→ **WHAT YOU SHOULD DO**:
Within this material, how many lines have the string "drawn" in them? The answer is a number, with nothing added.

Plotting code records
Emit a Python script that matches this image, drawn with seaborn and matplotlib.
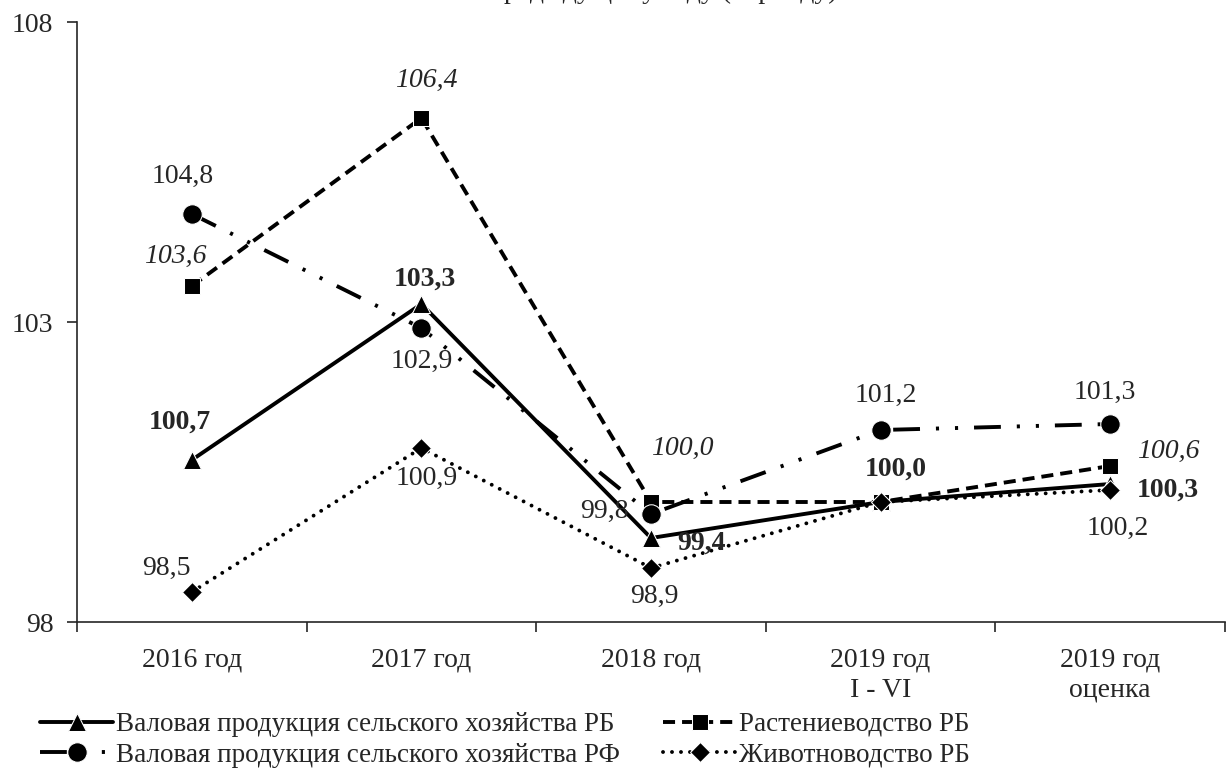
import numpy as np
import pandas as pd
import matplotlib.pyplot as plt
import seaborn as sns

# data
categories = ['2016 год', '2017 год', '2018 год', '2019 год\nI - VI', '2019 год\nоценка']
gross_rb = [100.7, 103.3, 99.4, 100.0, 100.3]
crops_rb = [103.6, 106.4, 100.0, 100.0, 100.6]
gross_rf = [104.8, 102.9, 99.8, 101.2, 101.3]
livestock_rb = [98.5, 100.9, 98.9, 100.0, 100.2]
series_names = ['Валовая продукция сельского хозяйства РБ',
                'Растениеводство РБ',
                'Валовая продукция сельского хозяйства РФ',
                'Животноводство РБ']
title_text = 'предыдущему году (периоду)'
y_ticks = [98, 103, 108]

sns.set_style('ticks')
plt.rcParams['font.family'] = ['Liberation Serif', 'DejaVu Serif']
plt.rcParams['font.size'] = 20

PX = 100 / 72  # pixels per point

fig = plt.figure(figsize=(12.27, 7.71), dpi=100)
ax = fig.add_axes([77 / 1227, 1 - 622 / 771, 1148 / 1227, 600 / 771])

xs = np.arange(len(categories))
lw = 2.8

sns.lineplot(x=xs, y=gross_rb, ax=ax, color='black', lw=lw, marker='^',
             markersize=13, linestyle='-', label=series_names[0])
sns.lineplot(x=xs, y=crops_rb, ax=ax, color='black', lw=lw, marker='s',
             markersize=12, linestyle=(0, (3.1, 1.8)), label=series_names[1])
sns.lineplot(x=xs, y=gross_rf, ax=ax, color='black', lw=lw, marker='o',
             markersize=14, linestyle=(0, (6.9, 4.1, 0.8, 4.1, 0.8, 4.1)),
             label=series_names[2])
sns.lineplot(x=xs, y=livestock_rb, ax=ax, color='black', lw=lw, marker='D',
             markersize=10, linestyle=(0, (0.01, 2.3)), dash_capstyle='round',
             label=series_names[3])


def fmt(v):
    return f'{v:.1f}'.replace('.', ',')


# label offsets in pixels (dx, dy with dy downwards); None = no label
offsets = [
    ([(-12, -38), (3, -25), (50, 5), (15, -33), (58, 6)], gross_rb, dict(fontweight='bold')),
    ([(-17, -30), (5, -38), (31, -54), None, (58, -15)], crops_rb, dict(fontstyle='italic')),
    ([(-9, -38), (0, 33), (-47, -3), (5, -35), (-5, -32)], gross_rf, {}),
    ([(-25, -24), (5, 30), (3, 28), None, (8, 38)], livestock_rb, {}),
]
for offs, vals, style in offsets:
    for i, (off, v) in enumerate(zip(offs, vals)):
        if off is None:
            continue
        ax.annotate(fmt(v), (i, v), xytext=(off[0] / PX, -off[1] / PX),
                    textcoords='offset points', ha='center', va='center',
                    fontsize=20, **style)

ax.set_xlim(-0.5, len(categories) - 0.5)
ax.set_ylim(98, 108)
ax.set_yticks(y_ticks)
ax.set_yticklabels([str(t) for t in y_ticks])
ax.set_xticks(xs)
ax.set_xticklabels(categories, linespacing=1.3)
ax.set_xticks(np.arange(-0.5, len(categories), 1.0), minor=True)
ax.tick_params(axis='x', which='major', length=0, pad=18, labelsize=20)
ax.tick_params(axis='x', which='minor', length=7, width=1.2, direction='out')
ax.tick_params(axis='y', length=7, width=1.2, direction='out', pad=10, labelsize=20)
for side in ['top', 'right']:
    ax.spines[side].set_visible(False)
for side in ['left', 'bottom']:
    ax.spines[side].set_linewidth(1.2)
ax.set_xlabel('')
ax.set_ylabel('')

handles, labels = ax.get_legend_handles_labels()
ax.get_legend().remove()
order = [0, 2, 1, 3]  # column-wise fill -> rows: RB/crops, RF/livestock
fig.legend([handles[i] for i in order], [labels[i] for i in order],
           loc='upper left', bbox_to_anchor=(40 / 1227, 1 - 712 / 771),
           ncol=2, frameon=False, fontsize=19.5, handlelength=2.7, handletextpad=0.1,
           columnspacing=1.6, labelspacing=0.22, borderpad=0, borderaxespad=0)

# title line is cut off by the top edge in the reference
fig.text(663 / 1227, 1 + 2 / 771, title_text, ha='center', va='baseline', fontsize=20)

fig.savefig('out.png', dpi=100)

...

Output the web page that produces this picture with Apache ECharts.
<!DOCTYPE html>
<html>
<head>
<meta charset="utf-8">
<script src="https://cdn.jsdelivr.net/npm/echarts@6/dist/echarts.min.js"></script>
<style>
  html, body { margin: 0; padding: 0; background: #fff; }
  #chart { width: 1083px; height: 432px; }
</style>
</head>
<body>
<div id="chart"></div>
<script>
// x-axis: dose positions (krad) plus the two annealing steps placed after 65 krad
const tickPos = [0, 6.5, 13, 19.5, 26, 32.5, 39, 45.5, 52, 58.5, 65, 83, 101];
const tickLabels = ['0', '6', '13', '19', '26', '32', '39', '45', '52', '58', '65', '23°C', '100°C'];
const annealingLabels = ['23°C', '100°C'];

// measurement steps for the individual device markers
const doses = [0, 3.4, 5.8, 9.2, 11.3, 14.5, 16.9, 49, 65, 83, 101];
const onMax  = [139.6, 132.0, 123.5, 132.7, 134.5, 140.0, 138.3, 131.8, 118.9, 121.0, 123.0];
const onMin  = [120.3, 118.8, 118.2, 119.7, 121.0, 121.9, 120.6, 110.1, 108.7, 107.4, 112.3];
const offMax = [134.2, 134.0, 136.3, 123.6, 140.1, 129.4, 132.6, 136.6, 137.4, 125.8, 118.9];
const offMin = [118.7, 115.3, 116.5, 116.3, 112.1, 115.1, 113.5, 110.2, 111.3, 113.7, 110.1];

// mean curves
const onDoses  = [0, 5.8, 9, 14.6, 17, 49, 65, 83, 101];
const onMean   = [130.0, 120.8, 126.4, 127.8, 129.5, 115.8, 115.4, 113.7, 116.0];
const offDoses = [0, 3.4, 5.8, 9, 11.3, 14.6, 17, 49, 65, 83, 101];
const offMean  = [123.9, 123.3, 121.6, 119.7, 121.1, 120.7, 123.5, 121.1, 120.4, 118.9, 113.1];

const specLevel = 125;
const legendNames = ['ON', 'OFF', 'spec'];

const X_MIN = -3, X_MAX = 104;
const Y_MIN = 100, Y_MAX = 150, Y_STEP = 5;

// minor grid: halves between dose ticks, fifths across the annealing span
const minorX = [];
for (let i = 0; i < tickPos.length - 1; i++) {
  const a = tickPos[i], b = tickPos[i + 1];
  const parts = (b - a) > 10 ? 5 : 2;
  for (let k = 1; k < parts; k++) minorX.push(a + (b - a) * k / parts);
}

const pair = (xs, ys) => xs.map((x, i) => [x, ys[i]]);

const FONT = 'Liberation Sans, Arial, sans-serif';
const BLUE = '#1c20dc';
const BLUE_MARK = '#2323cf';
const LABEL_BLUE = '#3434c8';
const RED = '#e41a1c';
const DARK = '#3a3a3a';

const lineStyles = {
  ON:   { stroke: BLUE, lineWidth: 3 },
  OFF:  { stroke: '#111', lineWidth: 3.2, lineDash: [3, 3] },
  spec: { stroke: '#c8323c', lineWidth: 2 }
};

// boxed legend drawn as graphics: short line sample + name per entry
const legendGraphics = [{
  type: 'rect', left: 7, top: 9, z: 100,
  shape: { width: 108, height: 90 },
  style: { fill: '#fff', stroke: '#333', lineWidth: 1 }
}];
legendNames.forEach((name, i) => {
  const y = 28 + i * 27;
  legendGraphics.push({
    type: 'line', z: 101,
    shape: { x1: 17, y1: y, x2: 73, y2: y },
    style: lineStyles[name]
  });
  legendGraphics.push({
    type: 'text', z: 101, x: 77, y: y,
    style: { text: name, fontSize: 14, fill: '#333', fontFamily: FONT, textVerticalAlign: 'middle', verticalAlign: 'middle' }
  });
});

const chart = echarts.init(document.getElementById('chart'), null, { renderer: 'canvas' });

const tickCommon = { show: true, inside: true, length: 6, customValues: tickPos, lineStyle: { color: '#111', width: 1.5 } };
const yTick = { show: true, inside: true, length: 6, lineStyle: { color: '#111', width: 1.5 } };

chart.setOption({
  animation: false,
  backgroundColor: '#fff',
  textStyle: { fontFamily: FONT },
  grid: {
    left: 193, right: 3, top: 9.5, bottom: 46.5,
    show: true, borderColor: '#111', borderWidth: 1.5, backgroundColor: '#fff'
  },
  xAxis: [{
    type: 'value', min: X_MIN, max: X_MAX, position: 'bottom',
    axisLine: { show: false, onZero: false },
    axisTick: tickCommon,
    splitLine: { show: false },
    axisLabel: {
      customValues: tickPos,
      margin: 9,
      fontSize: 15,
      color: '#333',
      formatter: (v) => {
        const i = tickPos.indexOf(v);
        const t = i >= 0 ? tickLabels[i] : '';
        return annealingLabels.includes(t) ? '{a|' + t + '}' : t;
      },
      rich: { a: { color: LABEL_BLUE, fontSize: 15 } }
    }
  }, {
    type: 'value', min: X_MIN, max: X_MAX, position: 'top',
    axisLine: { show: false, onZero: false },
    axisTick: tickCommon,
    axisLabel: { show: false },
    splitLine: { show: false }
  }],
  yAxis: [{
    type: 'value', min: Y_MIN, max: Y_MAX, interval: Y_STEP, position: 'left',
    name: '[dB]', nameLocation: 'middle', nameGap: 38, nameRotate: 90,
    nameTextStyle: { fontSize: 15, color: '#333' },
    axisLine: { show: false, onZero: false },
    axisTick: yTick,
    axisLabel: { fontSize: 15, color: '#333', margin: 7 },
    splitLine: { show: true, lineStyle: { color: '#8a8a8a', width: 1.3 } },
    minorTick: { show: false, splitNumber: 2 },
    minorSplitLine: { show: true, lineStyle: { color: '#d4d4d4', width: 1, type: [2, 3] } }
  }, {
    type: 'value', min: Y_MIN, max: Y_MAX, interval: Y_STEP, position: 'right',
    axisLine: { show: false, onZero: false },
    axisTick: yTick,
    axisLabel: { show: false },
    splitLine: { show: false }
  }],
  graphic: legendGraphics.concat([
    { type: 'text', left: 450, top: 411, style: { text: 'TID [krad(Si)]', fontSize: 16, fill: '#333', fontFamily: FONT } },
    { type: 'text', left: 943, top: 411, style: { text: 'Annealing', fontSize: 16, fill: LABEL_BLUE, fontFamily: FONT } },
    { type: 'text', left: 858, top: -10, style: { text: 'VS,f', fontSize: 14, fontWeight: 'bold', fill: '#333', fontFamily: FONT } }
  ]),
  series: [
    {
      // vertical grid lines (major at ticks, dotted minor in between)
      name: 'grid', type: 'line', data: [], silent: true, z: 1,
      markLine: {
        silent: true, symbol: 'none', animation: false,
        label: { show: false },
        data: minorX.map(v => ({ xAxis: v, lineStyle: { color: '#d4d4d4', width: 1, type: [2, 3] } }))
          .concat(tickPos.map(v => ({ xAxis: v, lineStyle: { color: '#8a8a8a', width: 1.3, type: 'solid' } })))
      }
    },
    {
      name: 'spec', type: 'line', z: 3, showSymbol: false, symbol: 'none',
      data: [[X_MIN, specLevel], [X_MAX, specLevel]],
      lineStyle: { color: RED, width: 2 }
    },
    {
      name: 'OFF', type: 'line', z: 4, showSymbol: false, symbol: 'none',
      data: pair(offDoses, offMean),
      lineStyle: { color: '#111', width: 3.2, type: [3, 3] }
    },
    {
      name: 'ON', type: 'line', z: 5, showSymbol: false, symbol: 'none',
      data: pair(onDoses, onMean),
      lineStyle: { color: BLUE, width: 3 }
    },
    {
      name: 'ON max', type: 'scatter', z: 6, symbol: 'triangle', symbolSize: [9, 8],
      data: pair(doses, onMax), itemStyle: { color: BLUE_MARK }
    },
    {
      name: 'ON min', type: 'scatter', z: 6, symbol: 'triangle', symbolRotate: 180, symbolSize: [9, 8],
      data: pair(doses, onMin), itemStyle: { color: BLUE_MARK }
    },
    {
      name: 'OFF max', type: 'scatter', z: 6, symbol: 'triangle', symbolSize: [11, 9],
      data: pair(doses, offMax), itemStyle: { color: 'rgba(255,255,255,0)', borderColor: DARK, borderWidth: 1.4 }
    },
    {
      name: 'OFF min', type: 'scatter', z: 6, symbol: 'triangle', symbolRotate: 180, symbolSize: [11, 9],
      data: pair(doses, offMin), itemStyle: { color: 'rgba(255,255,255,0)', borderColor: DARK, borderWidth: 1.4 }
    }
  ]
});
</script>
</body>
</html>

→ **ANSWER TO THE EXERCISE**:
2